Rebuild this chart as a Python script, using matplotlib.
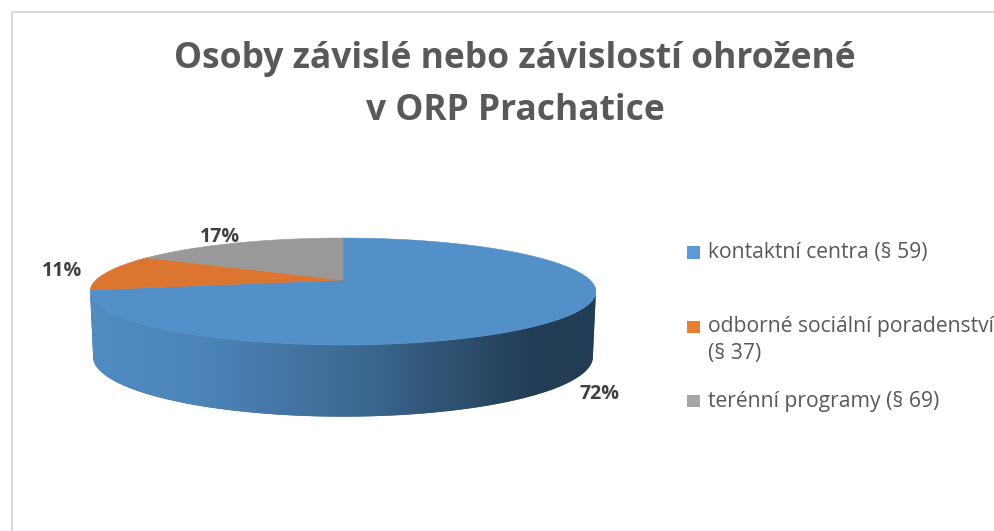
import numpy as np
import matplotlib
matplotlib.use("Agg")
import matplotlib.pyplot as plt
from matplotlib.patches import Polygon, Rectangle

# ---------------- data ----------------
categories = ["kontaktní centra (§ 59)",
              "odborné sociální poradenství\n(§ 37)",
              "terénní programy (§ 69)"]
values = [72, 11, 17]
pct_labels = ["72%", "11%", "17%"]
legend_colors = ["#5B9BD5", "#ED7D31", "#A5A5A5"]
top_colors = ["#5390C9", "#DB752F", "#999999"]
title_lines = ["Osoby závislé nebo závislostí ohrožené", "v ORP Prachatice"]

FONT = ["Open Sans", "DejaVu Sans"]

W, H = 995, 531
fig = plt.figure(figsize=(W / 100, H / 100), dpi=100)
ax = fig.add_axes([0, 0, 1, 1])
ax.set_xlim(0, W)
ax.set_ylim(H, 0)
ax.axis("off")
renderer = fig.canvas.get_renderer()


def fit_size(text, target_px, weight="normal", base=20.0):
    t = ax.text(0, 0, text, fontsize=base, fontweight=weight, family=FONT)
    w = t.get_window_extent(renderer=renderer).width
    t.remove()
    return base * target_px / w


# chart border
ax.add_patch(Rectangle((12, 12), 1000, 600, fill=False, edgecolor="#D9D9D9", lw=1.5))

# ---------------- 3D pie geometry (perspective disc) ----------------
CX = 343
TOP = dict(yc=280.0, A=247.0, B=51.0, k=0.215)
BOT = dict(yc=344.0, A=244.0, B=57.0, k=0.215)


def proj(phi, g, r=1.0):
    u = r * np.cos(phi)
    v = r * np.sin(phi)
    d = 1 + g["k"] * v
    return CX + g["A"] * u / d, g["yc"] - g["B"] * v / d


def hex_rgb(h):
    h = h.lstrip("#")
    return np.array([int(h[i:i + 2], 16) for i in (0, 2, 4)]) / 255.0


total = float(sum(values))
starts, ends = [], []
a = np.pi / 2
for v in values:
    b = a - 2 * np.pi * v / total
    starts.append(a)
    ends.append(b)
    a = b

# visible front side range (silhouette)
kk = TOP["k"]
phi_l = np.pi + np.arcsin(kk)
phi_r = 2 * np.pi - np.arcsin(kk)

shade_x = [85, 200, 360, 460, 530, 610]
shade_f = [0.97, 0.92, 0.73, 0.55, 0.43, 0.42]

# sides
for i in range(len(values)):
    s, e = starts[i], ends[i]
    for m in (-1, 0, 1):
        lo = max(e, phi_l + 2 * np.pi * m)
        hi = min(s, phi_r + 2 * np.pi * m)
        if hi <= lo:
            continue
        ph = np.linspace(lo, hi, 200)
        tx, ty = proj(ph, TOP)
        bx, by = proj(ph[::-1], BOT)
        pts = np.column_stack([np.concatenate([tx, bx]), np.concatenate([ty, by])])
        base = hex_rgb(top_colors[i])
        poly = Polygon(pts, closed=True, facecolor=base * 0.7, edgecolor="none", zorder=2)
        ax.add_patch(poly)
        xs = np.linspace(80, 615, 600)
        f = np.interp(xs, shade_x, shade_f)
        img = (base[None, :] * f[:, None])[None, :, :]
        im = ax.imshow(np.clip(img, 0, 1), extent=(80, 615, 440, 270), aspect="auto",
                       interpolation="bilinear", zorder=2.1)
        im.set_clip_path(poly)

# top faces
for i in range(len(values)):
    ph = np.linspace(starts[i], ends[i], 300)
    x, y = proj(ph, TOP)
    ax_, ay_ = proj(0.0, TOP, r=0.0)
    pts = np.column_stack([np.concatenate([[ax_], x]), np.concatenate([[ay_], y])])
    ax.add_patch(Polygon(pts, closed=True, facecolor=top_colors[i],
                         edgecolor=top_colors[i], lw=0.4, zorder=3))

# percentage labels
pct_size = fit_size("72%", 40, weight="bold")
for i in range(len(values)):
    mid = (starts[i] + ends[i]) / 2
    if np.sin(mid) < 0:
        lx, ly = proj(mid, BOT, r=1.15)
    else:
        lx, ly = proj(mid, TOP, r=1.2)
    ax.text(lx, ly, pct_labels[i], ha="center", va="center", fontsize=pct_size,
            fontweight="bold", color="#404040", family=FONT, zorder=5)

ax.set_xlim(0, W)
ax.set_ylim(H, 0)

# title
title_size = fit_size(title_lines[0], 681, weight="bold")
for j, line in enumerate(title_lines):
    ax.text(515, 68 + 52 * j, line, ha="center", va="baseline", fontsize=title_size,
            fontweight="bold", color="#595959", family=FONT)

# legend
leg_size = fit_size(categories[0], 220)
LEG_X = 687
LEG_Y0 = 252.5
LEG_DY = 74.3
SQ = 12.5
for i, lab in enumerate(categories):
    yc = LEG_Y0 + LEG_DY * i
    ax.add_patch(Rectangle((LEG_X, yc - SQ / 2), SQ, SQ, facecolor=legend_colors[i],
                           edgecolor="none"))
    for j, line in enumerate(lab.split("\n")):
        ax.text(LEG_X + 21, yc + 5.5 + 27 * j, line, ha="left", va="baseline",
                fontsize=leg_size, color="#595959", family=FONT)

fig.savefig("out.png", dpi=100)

■ GIVEN EXERCISE: Return to the listing above and set it down exactly, leaving out its pictures.

■ ANSWER FOR THE TASK:
Rebuild this chart as a Python script, using matplotlib.
import numpy as np
import matplotlib
matplotlib.use("Agg")
import matplotlib.pyplot as plt
from matplotlib.patches import Polygon, Rectangle

# ---------------- data ----------------
categories = ["kontaktní centra (§ 59)",
              "odborné sociální poradenství\n(§ 37)",
              "terénní programy (§ 69)"]
values = [72, 11, 17]
pct_labels = ["72%", "11%", "17%"]
legend_colors = ["#5B9BD5", "#ED7D31", "#A5A5A5"]
top_colors = ["#5390C9", "#DB752F", "#999999"]
title_lines = ["Osoby závislé nebo závislostí ohrožené", "v ORP Prachatice"]

FONT = ["Open Sans", "DejaVu Sans"]

W, H = 995, 531
fig = plt.figure(figsize=(W / 100, H / 100), dpi=100)
ax = fig.add_axes([0, 0, 1, 1])
ax.set_xlim(0, W)
ax.set_ylim(H, 0)
ax.axis("off")
renderer = fig.canvas.get_renderer()


def fit_size(text, target_px, weight="normal", base=20.0):
    t = ax.text(0, 0, text, fontsize=base, fontweight=weight, family=FONT)
    w = t.get_window_extent(renderer=renderer).width
    t.remove()
    return base * target_px / w


# chart border
ax.add_patch(Rectangle((12, 12), 1000, 600, fill=False, edgecolor="#D9D9D9", lw=1.5))

# ---------------- 3D pie geometry (perspective disc) ----------------
CX = 343
TOP = dict(yc=280.0, A=247.0, B=51.0, k=0.215)
BOT = dict(yc=344.0, A=244.0, B=57.0, k=0.215)


def proj(phi, g, r=1.0):
    u = r * np.cos(phi)
    v = r * np.sin(phi)
    d = 1 + g["k"] * v
    return CX + g["A"] * u / d, g["yc"] - g["B"] * v / d


def hex_rgb(h):
    h = h.lstrip("#")
    return np.array([int(h[i:i + 2], 16) for i in (0, 2, 4)]) / 255.0


total = float(sum(values))
starts, ends = [], []
a = np.pi / 2
for v in values:
    b = a - 2 * np.pi * v / total
    starts.append(a)
    ends.append(b)
    a = b

# visible front side range (silhouette)
kk = TOP["k"]
phi_l = np.pi + np.arcsin(kk)
phi_r = 2 * np.pi - np.arcsin(kk)

shade_x = [85, 200, 360, 460, 530, 610]
shade_f = [0.97, 0.92, 0.73, 0.55, 0.43, 0.42]

# sides
for i in range(len(values)):
    s, e = starts[i], ends[i]
    for m in (-1, 0, 1):
        lo = max(e, phi_l + 2 * np.pi * m)
        hi = min(s, phi_r + 2 * np.pi * m)
        if hi <= lo:
            continue
        ph = np.linspace(lo, hi, 200)
        tx, ty = proj(ph, TOP)
        bx, by = proj(ph[::-1], BOT)
        pts = np.column_stack([np.concatenate([tx, bx]), np.concatenate([ty, by])])
        base = hex_rgb(top_colors[i])
        poly = Polygon(pts, closed=True, facecolor=base * 0.7, edgecolor="none", zorder=2)
        ax.add_patch(poly)
        xs = np.linspace(80, 615, 600)
        f = np.interp(xs, shade_x, shade_f)
        img = (base[None, :] * f[:, None])[None, :, :]
        im = ax.imshow(np.clip(img, 0, 1), extent=(80, 615, 440, 270), aspect="auto",
                       interpolation="bilinear", zorder=2.1)
        im.set_clip_path(poly)

# top faces
for i in range(len(values)):
    ph = np.linspace(starts[i], ends[i], 300)
    x, y = proj(ph, TOP)
    ax_, ay_ = proj(0.0, TOP, r=0.0)
    pts = np.column_stack([np.concatenate([[ax_], x]), np.concatenate([[ay_], y])])
    ax.add_patch(Polygon(pts, closed=True, facecolor=top_colors[i],
                         edgecolor=top_colors[i], lw=0.4, zorder=3))

# percentage labels
pct_size = fit_size("72%", 40, weight="bold")
for i in range(len(values)):
    mid = (starts[i] + ends[i]) / 2
    if np.sin(mid) < 0:
        lx, ly = proj(mid, BOT, r=1.15)
    else:
        lx, ly = proj(mid, TOP, r=1.2)
    ax.text(lx, ly, pct_labels[i], ha="center", va="center", fontsize=pct_size,
            fontweight="bold", color="#404040", family=FONT, zorder=5)

ax.set_xlim(0, W)
ax.set_ylim(H, 0)

# title
title_size = fit_size(title_lines[0], 681, weight="bold")
for j, line in enumerate(title_lines):
    ax.text(515, 68 + 52 * j, line, ha="center", va="baseline", fontsize=title_size,
            fontweight="bold", color="#595959", family=FONT)

# legend
leg_size = fit_size(categories[0], 220)
LEG_X = 687
LEG_Y0 = 252.5
LEG_DY = 74.3
SQ = 12.5
for i, lab in enumerate(categories):
    yc = LEG_Y0 + LEG_DY * i
    ax.add_patch(Rectangle((LEG_X, yc - SQ / 2), SQ, SQ, facecolor=legend_colors[i],
                           edgecolor="none"))
    for j, line in enumerate(lab.split("\n")):
        ax.text(LEG_X + 21, yc + 5.5 + 27 * j, line, ha="left", va="baseline",
                fontsize=leg_size, color="#595959", family=FONT)

fig.savefig("out.png", dpi=100)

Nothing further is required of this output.